How exactly do I kick the thing into resizing its screen down to the appropriate size for the projector?

Date: 2007-06-07 08:56 pm (UTC)
From: [identity profile] aldren.livejournal.com
There are a couple of ways to do it. One is to put multiple "Modes" in your Display's section, then toggle through them using Ctrl+Alt+Plus.

Other options vary depending on your video card manufacturer. I seem to recall ATI has special driver options to make multiple screens look like a single screen. nVidia might have a similar configuration section.

A lot of times the video driver will override the hotkey, so it'll work before the computer starts, but once in X you'll need to get a program made for your particular chipset.

Basically, for the quick-and-dirty hack, use Ctrl+Alt+Plus, but to come up with a more permanent solution, you'll need to get a chipset-specific solution.

Date: 2007-06-07 10:23 pm (UTC)
From: [identity profile] zwol.livejournal.com
This is a laptop. It does not have keypad plus. I guess it has Ctrl-Fn-Alt-semicolon, but that doesn't work. And even if it did, it wouldn't help, because the virtual display would still be the wrong size. I hate and despise the virtual display "feature" and wish it could be killed forever.

Date: 2007-06-08 11:05 am (UTC)
From: [identity profile] puppygalore.livejournal.com
I don't suppose xrandr helps?

Date: 2007-06-08 03:25 pm (UTC)
From: [identity profile] zwol.livejournal.com
Well, perhaps, but xrandr --what? (I did experiment with that at the time without success.)
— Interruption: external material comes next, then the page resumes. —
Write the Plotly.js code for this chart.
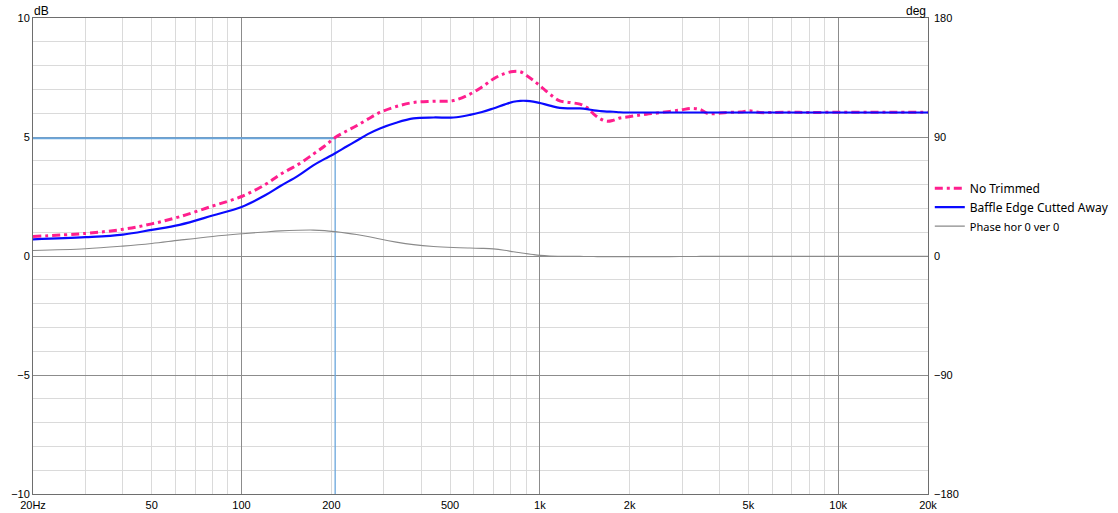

Date: 2007-06-09 11:48 am (UTC)
From: [identity profile] puppygalore.livejournal.com
On my machine, xrandr by itself displays a list of resolutions and refresh rates. You can select these by number, e.g. "xrandr -s 0" for the first resolution in the list, or by name, e.g. "xrandr -s 800x600". I think you need to have several modes listed in your xorg.conf's "Screen" section for this to work usefully, e.g.

Section "Screen"
...
SubSection "Display"
Depth 24
Modes "1280x1024" "1024x768" "800x600" "640x480"
EndSubSection
EndSection

It might be worth flashing the BIOS to attempt to improve external monitor handling -- some Dell BIOS revisions have tweaked those bits at least. Be careful though, later versions don't necessarily imply bug fixes -- I've had to roll back to a previous version to get usable graphics out of Linux after "upgrading" before...

Date: 2007-06-09 07:14 pm (UTC)
From: (Anonymous)
It's probably going to matter what video chipset you're using... latest Xorg can do all sorts of magic on Intel chips (just hitting "xrandr --auto" after plugging in a monitor has been working for me), ATI and nVidia binary drivers have their own weird custom solutions (from some point of view Intel's RandR 1.2 stuff is too, but that's the advantage of getting kp to implement your weird custom solution)...

Gnome ships with a display resolution setting thingamajig in the configuration menus, that uses the RandR extension internally, and RandR is by definition the only way you're going to change resolution without that stupid virtual desktop stuff. Perhaps that will work and let you skip decrypting the command-line tool?